You cannot be serious! A checklist makes no sense whatsoever.

Just listen and draw your own conclusion based on what you hear.

If we wanted to be objective, we'd still be worshiping at the feet of Hirsch & Houck...as much as I do miss those guys...😶

OP… “Listing a third or fourth quality without indicating priority is fine, but it's dilutive because it's that much closer to listing all the attractive qualities one can think of.”

 

Actually, perhaps I wasn’t getting my point across. I was not trying to list many items through my experience… but indicate earlier ones lost top relevance as one learns and understands the real essence of well reproduced music. 

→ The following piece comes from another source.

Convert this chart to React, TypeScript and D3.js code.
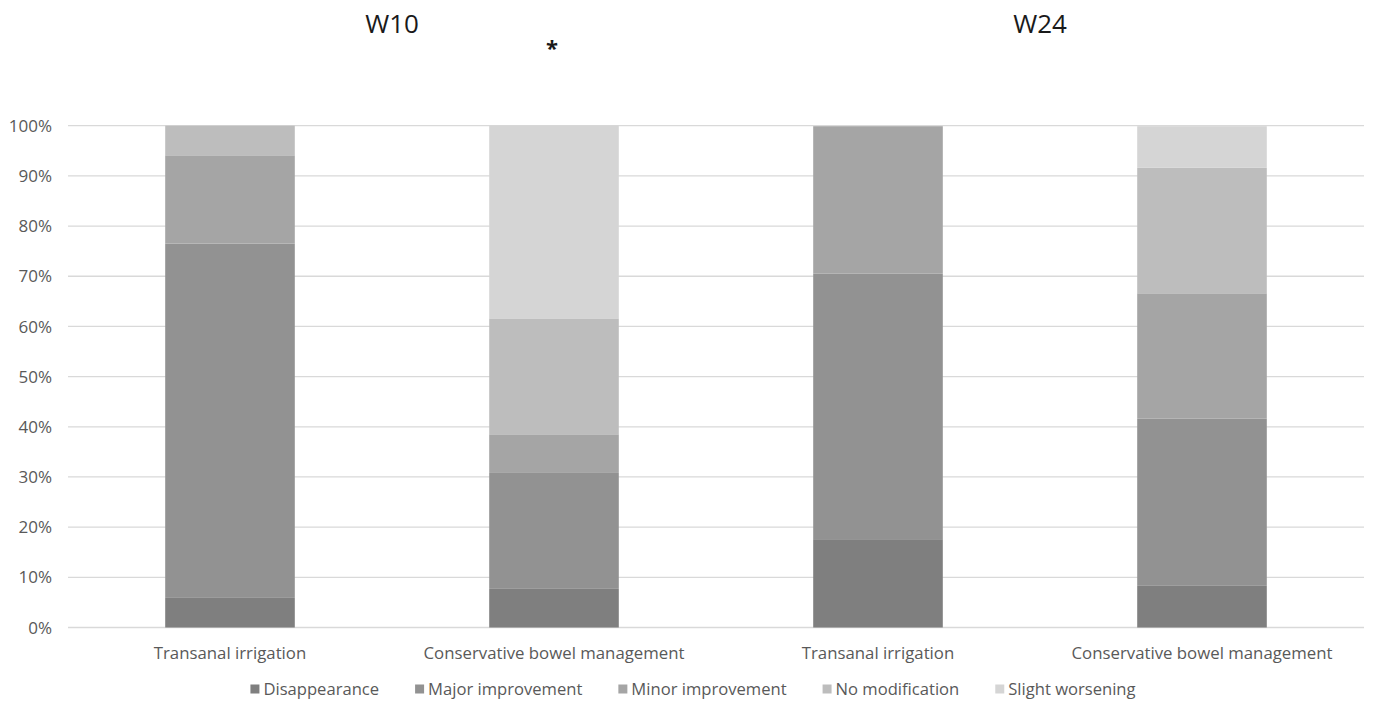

The lifelike reproduction of vocals is by far my first priority. If a loudspeaker fails that test it is immediately eliminated, and most are (vowel coloration---though significantly improved since the early days of hi-fi---remains a problem). Closely following is the reproduction of instrumental timbres, especially acoustic string instruments: guitar, dobro, mandolin, fiddle, upright bass, piano (yes, it is a string instrument ;-), and harpsichord.

As for "hi-fi effects", it is image size and scale. Most loudspeakers sound comically "small" to me, the image of a grand piano, for example, being reduced to a miniature of it’s actual size. It’s like watching a movie on your iPhone. Hearing a doll house-size musical picture immediately destroys the suspension of disbelief.